All of our makers are members of the Craft Potters Association and each of them have a story to tell.
Collecting and arranging manmade and natural forms provides Claire with great enjoyment and creative impulse for her making. Crucial to her creative process is her discipline of drawing and keeping a continuous sketchbook of ideas and studies. Sculptural forms have emerged through extensive research and exploration of alternative hand-building techniques. Smoky and painterly surfaces envelop her ceramic forms and are integral to the whole.
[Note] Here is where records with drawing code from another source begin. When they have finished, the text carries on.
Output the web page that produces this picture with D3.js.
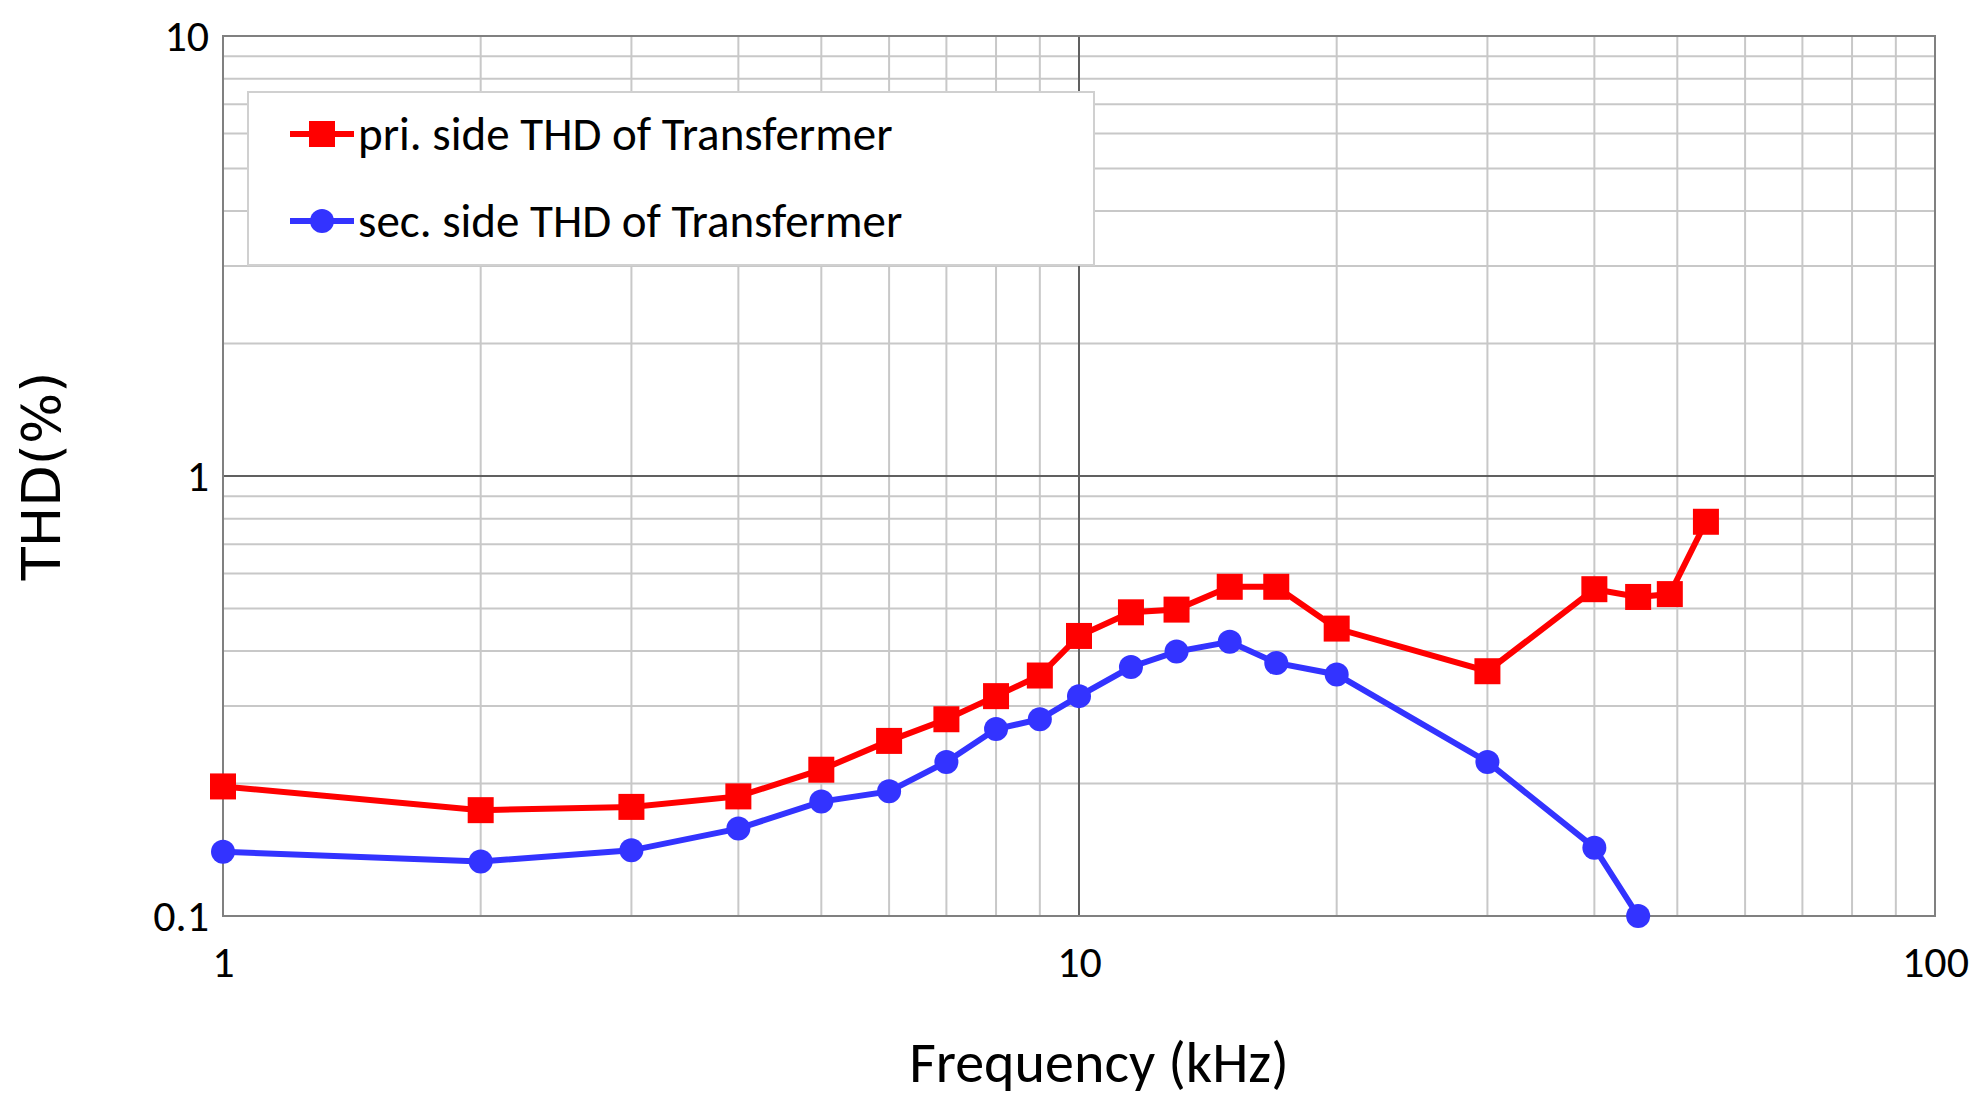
<!DOCTYPE html>
<html><head><meta charset="utf-8">
<script src="https://cdn.jsdelivr.net/npm/d3@7"></script>
<style>body{margin:0;background:#fff}text{font-family:Calibri,Carlito,"Open Sans",sans-serif}</style>
</head><body>
<svg id="chart" width="1984" height="1115"></svg>
<script>
const freqPri = [1, 2, 3, 4, 5, 6, 7, 8, 9, 10, 11.5, 13, 15, 17, 20, 30, 40, 45, 49, 54];
const thdPri = [0.197, 0.174, 0.177, 0.187, 0.215, 0.25, 0.28, 0.316, 0.352, 0.433, 0.49, 0.497, 0.56, 0.56, 0.45, 0.36, 0.553, 0.531, 0.539, 0.787];
const freqSec = [1, 2, 3, 4, 5, 6, 7, 8, 9, 10, 11.5, 13, 15, 17, 20, 30, 40, 45];
const thdSec = [0.14, 0.133, 0.141, 0.158, 0.182, 0.192, 0.224, 0.266, 0.28, 0.316, 0.368, 0.399, 0.42, 0.376, 0.354, 0.224, 0.143, 0.1];
const xTicks = [1, 10, 100];
const yTicks = [0.1, 1, 10];
const seriesNames = ["pri. side THD of Transfermer", "sec. side THD of Transfermer"];

const svg = d3.select("#chart");
const plotLeft = 223, plotRight = 1935, plotTop = 36, plotBottom = 916;
const x = d3.scaleLog().domain([1, 100]).range([plotLeft, plotRight]);
const y = d3.scaleLog().domain([0.1, 10]).range([plotBottom, plotTop]);

// minor grid
const minorX = [], minorY = [];
[1, 10].forEach(d => { for (let k = 2; k <= 9; k++) minorX.push(d * k); });
[0.1, 1].forEach(d => { for (let k = 2; k <= 9; k++) minorY.push(d * k); });
svg.append("g").selectAll("line").data(minorX).enter().append("line")
    .attr("x1", d => x(d)).attr("x2", d => x(d)).attr("y1", plotTop).attr("y2", plotBottom)
    .attr("stroke", "#c8c8c8").attr("stroke-width", 2);
svg.append("g").selectAll("line").data(minorY).enter().append("line")
    .attr("x1", plotLeft).attr("x2", plotRight).attr("y1", d => y(d)).attr("y2", d => y(d))
    .attr("stroke", "#c8c8c8").attr("stroke-width", 2);
// major grid
svg.append("g").selectAll("line").data(xTicks).enter().append("line")
    .attr("x1", d => x(d)).attr("x2", d => x(d)).attr("y1", plotTop).attr("y2", plotBottom)
    .attr("stroke", "#606060").attr("stroke-width", 2);
svg.append("g").selectAll("line").data(yTicks).enter().append("line")
    .attr("x1", plotLeft).attr("x2", plotRight).attr("y1", d => y(d)).attr("y2", d => y(d))
    .attr("stroke", "#606060").attr("stroke-width", 2);
svg.append("rect").attr("x", plotLeft).attr("y", plotTop).attr("width", plotRight - plotLeft).attr("height", plotBottom - plotTop)
    .attr("fill", "none").attr("stroke", "#808080").attr("stroke-width", 2);

// axes labels
const xAxis = d3.axisBottom(x).tickValues(xTicks).tickFormat(d3.format("")).tickSize(0).tickPadding(30);
const gx = svg.append("g").attr("transform", "translate(0," + plotBottom + ")").call(xAxis);
const yAxis = d3.axisLeft(y).tickValues(yTicks).tickFormat(d => String(d)).tickSize(0).tickPadding(14);
const gy = svg.append("g").attr("transform", "translate(" + plotLeft + ",0)").call(yAxis);
[gx, gy].forEach(g => {
    g.select(".domain").remove();
    g.selectAll("text").attr("font-size", 44).attr("fill", "#000")
        .style("font-family", "Calibri,Carlito,'Open Sans',sans-serif");
});

svg.append("text").attr("x", (plotLeft + plotRight) / 2 + 20).attr("y", 1082).attr("text-anchor", "middle")
    .attr("font-size", 58).text("Frequency (kHz)");
svg.append("text").attr("transform", "translate(60," + (plotTop + plotBottom) / 2 + ") rotate(-90)")
    .attr("text-anchor", "middle").attr("font-size", 54).style("font-family", "'DejaVu Sans',sans-serif")
    .text("THD(%)");

// series
const series = [
    { xs: freqPri, ys: thdPri, color: "#ff0000", shape: "square" },
    { xs: freqSec, ys: thdSec, color: "#3333ff", shape: "circle" }
];
const line = d3.line().x(d => x(d[0])).y(d => y(d[1]));
series.forEach(s => {
    const pts = s.xs.map((f, i) => [f, s.ys[i]]);
    svg.append("path").datum(pts).attr("d", line).attr("fill", "none")
        .attr("stroke", s.color).attr("stroke-width", 6);
    if (s.shape == "square") {
        svg.append("g").selectAll("rect").data(pts).enter().append("rect")
            .attr("x", d => x(d[0]) - 13).attr("y", d => y(d[1]) - 13)
            .attr("width", 26).attr("height", 26).attr("fill", s.color);
    } else {
        svg.append("g").selectAll("circle").data(pts).enter().append("circle")
            .attr("cx", d => x(d[0])).attr("cy", d => y(d[1])).attr("r", 12).attr("fill", s.color);
    }
});

// legend
const lg = svg.append("g").attr("transform", "translate(248,92)");
lg.append("rect").attr("width", 846).attr("height", 173).attr("fill", "#fff").attr("stroke", "#d0d0d0").attr("stroke-width", 2);
series.forEach((s, i) => {
    const cy = 42 + i * 87;
    lg.append("line").attr("x1", 42).attr("x2", 106).attr("y1", cy).attr("y2", cy)
        .attr("stroke", s.color).attr("stroke-width", 6);
    if (s.shape == "square") {
        lg.append("rect").attr("x", 61).attr("y", cy - 13).attr("width", 26).attr("height", 26).attr("fill", s.color);
    } else {
        lg.append("circle").attr("cx", 74).attr("cy", cy).attr("r", 12).attr("fill", s.color);
    }
    lg.append("text").attr("x", 110).attr("y", cy + 16).attr("font-size", 47).text(seriesNames[i]);
});
</script>
</body></html>
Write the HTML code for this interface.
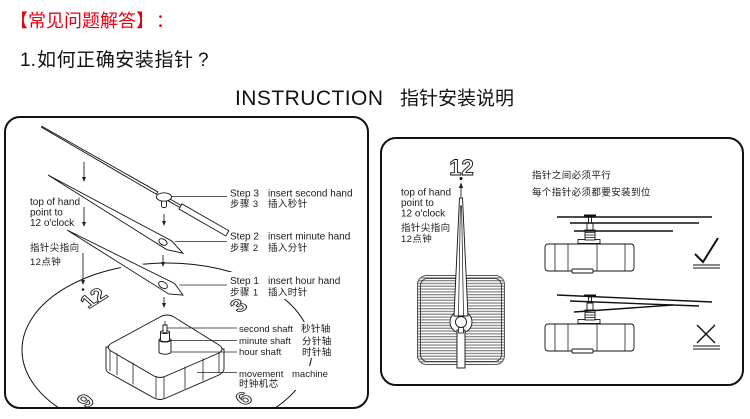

Alistair studied ceramics at Bath Academy of Art and set up his first pottery studio in Gloucestershire in 1978, producing thrown reduction fired stoneware for a range of companies. While continuing with his own making he later took on the running of the studio ceramics department at The Royal Forest of Dean College and instigating a series of potters conferences.
Jim Malone has been making pots for over forty years, gradually establishing an international reputation. Having exhibited widely over many years, both in Britain and abroad, Jim's work is represented in numerous private and public collections, including York Museum and Art Gallery and the Victoria and Albert Museum, London.
In his youth Peter collected (mainly damaged) Chinese Kangxi and 18th Century European porcelain, regularly visiting Portobello and Bermondsey Market at 6am. His making came later, but is influenced by the pieces he bought, studied, and has loved over the years. These pots have of course been themselves influenced by earlier ceramic, silver, and pewter forms.
John left art school in 1970 and dug trenches for gas pipes for a living. Later, through his college friend’s brother (who was a potter) John worked for David Frith in North Wales. He found the discipline hard, but it has stood him in good stead ever since.
Charles was born in New York City in 1939. After graduating from Union University in 1962 with a degree in English Literature, Charles spent the next three years teaching at secondary level. From 1965 to 1971 he worked for a publishing company, dividing his time between the USA and Africa. By 1972 he was juggling a variety of commitments: teaching, travelling, writing and theatre work, mostly in Kenya.